After inflation and population changes are factored in, every government ministry is being cut. The full impact of these cuts will only be known when they filter down to the front lines, but in every case, they will have an impact — a negative one.

So how does a budget that promises so much pain look like just another day at the office? Several reasons spring to mind.

Many observers were surprised to see the budget make a smaller-than-expected dent in the provincial deficit this year. “The fiscal hole is deep,” Fedeli said last fall, warning Ontarians of sacrifices to come. Last week, though, he seemed content to crawl out of that hole at (by Tory standards) a turtlish pace. The deficit, which he pegged at $11.7 billion for 2018-19, will fall to $10.3 billion this year.

The relatively slow pace of deficit reduction may suggest that the program spending cuts are similarly modest.

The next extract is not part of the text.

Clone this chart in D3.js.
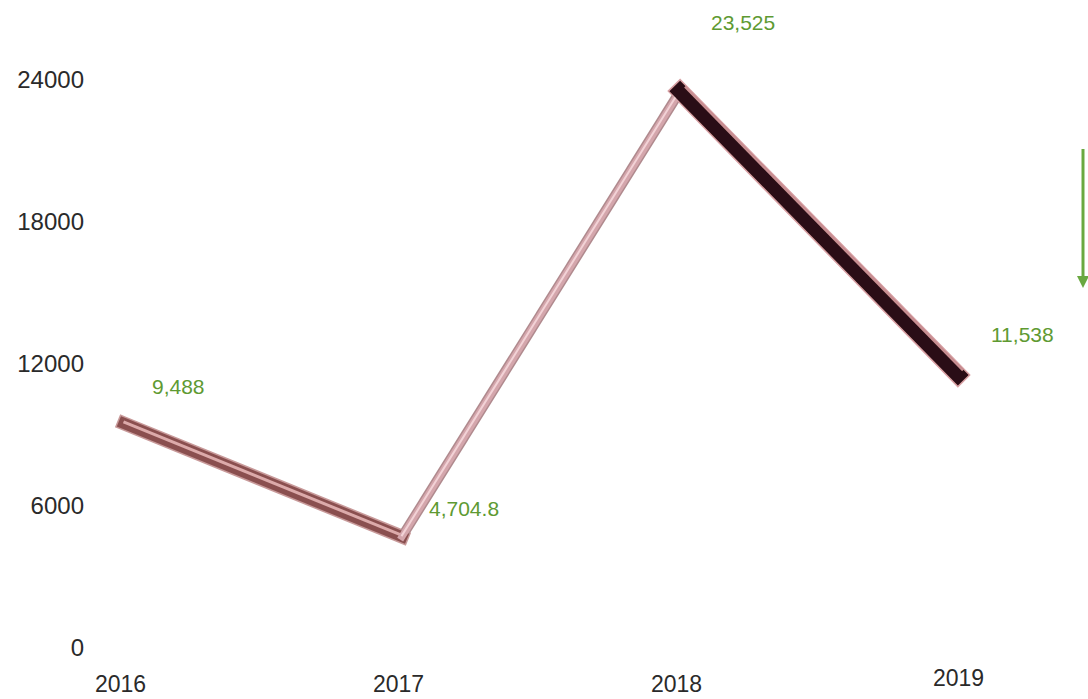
<!DOCTYPE html>
<html><head><meta charset="utf-8">
<script src="https://cdn.jsdelivr.net/npm/d3@7"></script>
<style>body{margin:0;background:#fff}svg{display:block}text{font-family:"Liberation Sans",Arial,sans-serif}</style>
</head><body><svg id="c" width="1088" height="699"></svg>
<script>
const years = ["2016","2017","2018","2019"];
const values = [9488, 4704.8, 23525, 11538];
const valueLabels = ["9,488","4,704.8","23,525","11,538"];
const yTicks = [0, 6000, 12000, 18000, 24000];

const svg = d3.select("#c");
const x = d3.scalePoint().domain(years).range([124, 958]);
const y = d3.scaleLinear().domain([0, 24000]).range([648, 80]);

const defs = svg.append("defs");
defs.append("filter").attr("id","soft").append("feGaussianBlur").attr("stdDeviation",0.7);

// y axis
const ya = svg.append("g").attr("transform","translate(92,0)")
  .call(d3.axisLeft(y).tickValues(yTicks).tickSize(0).tickPadding(8).tickFormat(d3.format("d")));
ya.select(".domain").remove();
ya.selectAll("text").attr("font-size",24).attr("fill","#2a2a2a").attr("font-family","Liberation Sans, Arial, sans-serif");

// x axis
const xa = svg.append("g").attr("transform","translate(-4,672)")
  .call(d3.axisBottom(x).tickSize(0).tickPadding(4));
xa.select(".domain").remove();
xa.selectAll("text").attr("font-size",23).attr("fill","#2a2a2a").attr("font-family","Liberation Sans, Arial, sans-serif");
xa.selectAll(".tick").filter(d=>d==="2019").select("text").attr("dy","0.45em").attr("dx","4");

const pts = years.map((yr,i)=>({yr, v:values[i], lab:valueLabels[i]}));
const segs = d3.pairs(pts);
const segStyle = [
  {edge:"#c89a9a", base:"#8a4f4f", w:11, hi:"#dcaaaa", hw:3, off:"translate(-0.5,-1.5)"},
  {edge:"#b08a8e", base:"#d4a6ac", w:7, hi:"#f2d2d6", hw:2, off:"translate(-0.5,-0.5)"},
  {edge:"#d8a0a4", base:"#2a0e12", w:15, hi:"#c88e92", hw:2.5, off:"translate(5,-4.5)"}
];
const line = d3.line().x(d=>x(d.yr)).y(d=>y(d.v));
const g = svg.append("g").attr("filter","url(#soft)");
segs.forEach((s,i)=>{
  const st = segStyle[i];
  g.append("path").attr("d", line(s)).attr("fill","none")
    .attr("stroke",st.edge).attr("stroke-width", st.w+3).attr("stroke-linecap","square");
});
segs.forEach((s,i)=>{
  const st = segStyle[i];
  g.append("path").attr("d", line(s)).attr("fill","none")
    .attr("stroke",st.base).attr("stroke-width", st.w).attr("stroke-linecap","square");
  g.append("path").attr("d", line(s)).attr("fill","none")
    .attr("transform", st.off)
    .attr("stroke",st.hi).attr("stroke-width", st.hw).attr("stroke-linecap","butt");
});

// value labels
const labOff = [[28,-29],[27,-21],[31,-61],[33,-33]];
svg.append("g").selectAll("text").data(pts).join("text")
  .attr("x",(d,i)=>x(d.yr)+labOff[i][0])
  .attr("y",(d,i)=>y(d.v)+labOff[i][1])
  .attr("font-size",21).attr("fill","#5e9a32")
  .text(d=>d.lab);

// arrow
defs.append("marker").attr("id","ah").attr("viewBox","0 0 10 10").attr("refX",5).attr("refY",5)
  .attr("markerWidth",4).attr("markerHeight",4).attr("orient","auto")
  .append("path").attr("d","M0,0L10,5L0,10Z").attr("fill","#6aa840");
svg.append("line").attr("x1",1083).attr("y1",149).attr("x2",1083).attr("y2",282)
  .attr("stroke","#6aa840").attr("stroke-width",3).attr("marker-end","url(#ah)");
</script></body></html>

This is incorrect; the cuts are large. But so, too, are the tax cuts that rob the province of billions.

By legislating an end to the province’s cap-and-trade program and cutting a number of taxes last year, the government took billions of dollars from the budget. That lost revenue, plus new corporate tax breaks, will drain an average of $3.6 billion a year from provincial coffers over the next three years. That money could have stayed in vital programs; it could have reduced the deficit. It did neither.

There is new spending in the budget, of course, mostly designed to give government spokespeople something to point to as a sign of PC compassion. Dental care for low-income seniors is a good thing, but when you drill down, $90 million for the new tooth program is minor beside the billions being extracted from other programs.

Of course, many consumers of budget news may have no idea at all about what their money is being spent on — or not spent on: when it comes to distractions, this year’s budget was outstanding. New license plates and drinking at 9 a.m. have nothing to do with how to best spend $150 billion, but if that’s what you are talking about around the watering hole, you may have missed a few details.

That was the plan all along.

From the standpoint of paying for the public services Ontarians need, the 2019 Ontario budget is an abject failure. It hurts people in very real ways. But as a public relations exercise designed to conceal bad news, the budget did its job. Fedeli, a former ad man, had a good day last Thursday.

The rest of us? Not so much. We’ll save the high-fives for another budget day.